The ruling had come in the wake of a shocking incident in June 1993. Ten policemen of Nagpur Crime Branch had caught a couple with two children. Jarina Adams and her husband were brutally beaten and if that was not enough, Jarina was molested. Fortunately, in this case, justice was done as the abusive police officers were sentenced for three years. The case was taken up by the Christian Community Welfare Council, which demanded protection for women from the men in uniform.

But on October 15, 2003, the SCI overruled the judgment of the MHC, following an appeal against the 1994 ruling by the State of Maharashtra. The new law states that a woman could be arrested at “any time of the day or night,” in spite of the absence of a female constable, if the arresting police officer is reasonably satisfied that the presence of one is not possible or necessary. It further elaborates that the arresting officer should not delay the arrest or impede the course of investigation in the event of a woman constable being unavailable.

According to India’s nodal crime documentation body — National Crime Records Bureau (NCRB) — in 2001, 144,608 women were arrested for cognisable crimes under the Indian Penal Code. According to their data, women constituted 5.4 per cent of total arrests, with Himachal Pradesh, Maharashtra and Tamil Nadu recording the highest numbers.

“This law has done nothing but unleash a fear in women — a fear of undue harassment in the custody of the law,” says Hasina Khan, lawyer and head of Aawz-e-Niswan, which strongly opposes the law (it has incidentally built up a national coalition against Muslim personal laws). She points how the SCI ruling opens up for scrutiny the gap between the number of male and female personnel in the country’s police force. According to NCRB, in 2001 women comprised one per cent of the armed police. Their data proves that the ratio of female to male civil police personnel in India still stood at a dismal 1:48. Of the 26 Indian states, 19 boast less than 1000 women in the civil police force.
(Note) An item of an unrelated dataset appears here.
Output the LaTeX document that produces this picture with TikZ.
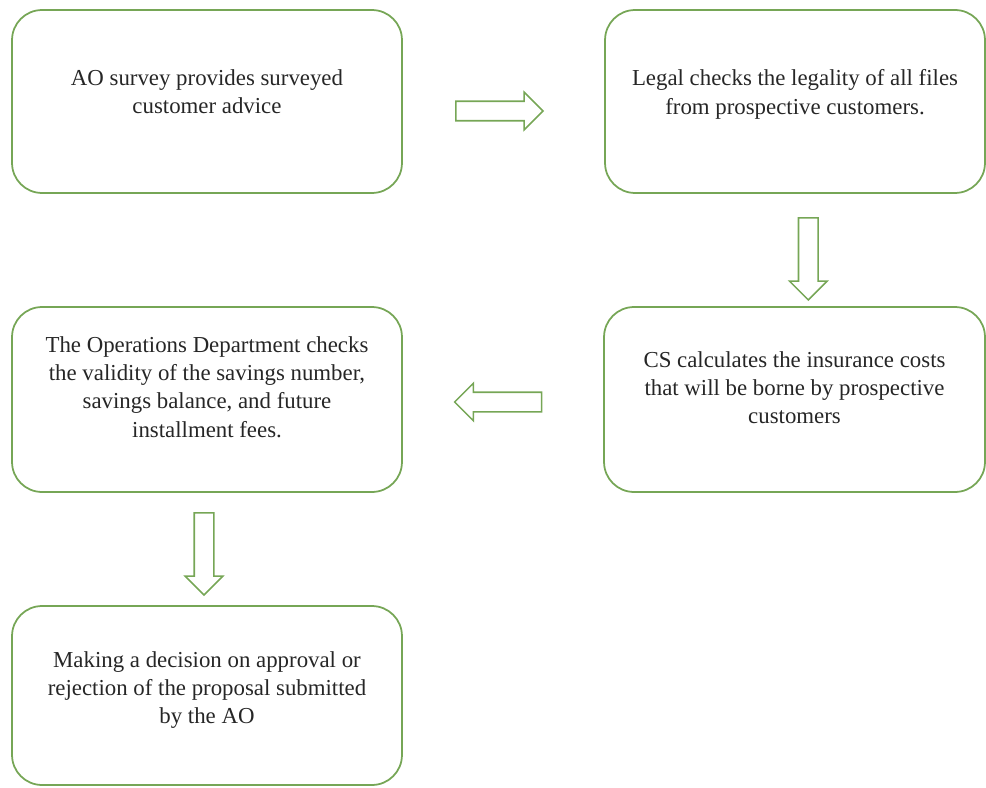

A major campaign has unfolded across the country via internet. Beside, the activists have also launched a special drive in colleges, where students are being sensitised through talks. A large number of men and women have also come together and signed a petition against the law. Seshu feels the only way to fight such verdicts is to educate women about their rights. “Many women are not even aware of their rights and what’s happening around them,” she says. “So we are reaching out to women in groups in every state and district.
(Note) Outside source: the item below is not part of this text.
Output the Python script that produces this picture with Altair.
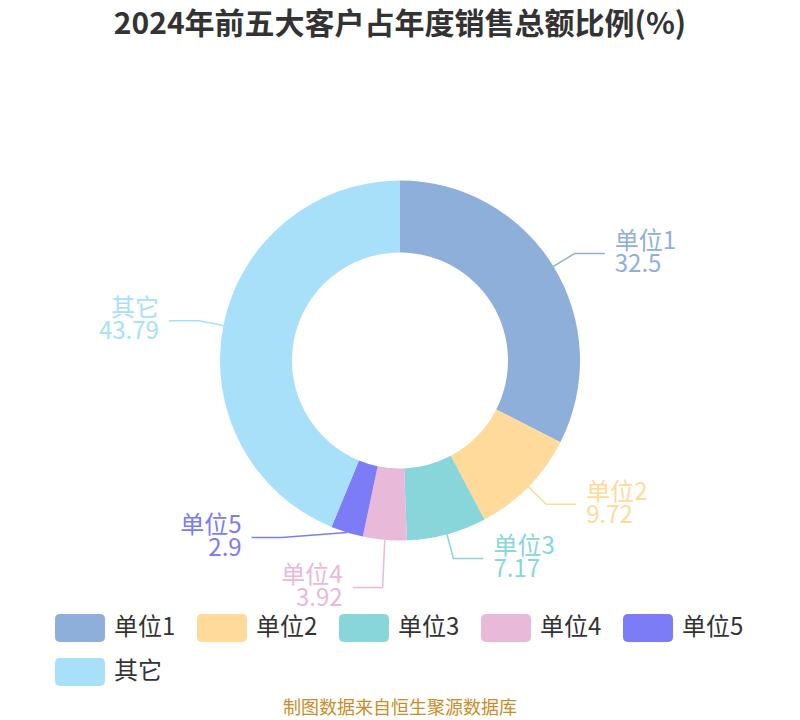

“We know by experience that poor women, especially sex workers, routinely get picked up at night. We used the earlier judgment as a framework to sensitise the police. We told them they could arrest women only within the framework of the rights made available to them by the judiciary. But that they could not pull women by their hair and take them away at midnight.”

Gonsalvez agrees, “While sex-specific statistics of custodial violence are not available, we know for a fact that women are doubly discriminated against and doubly vulnerable before the police.”

A case in point is that of Mumbai chain-snatcher, Fatima, who was arrested for petty crime by a police officer in October 2003. Fatima was beaten up and raped in the police station for several hours and finally died. At the various public meetings, all these and much more are being thrashed out. Surprisingly (or perhaps not) lots of young people are joining in enthusiastically in the campaign to protect women under custody.

The civil society groups and lawyers are now getting ready to send in their recommendations to national bodies, like the National Human Rights Commission, the National Commission for Women, and the Chief Justice of the Supreme Court. The recommendations urge them to review the judgment, and make the presence of women constables mandatory throughout the interrogation process. “We will begin talking with women’s groups in every state and district now,” asserts Seshu.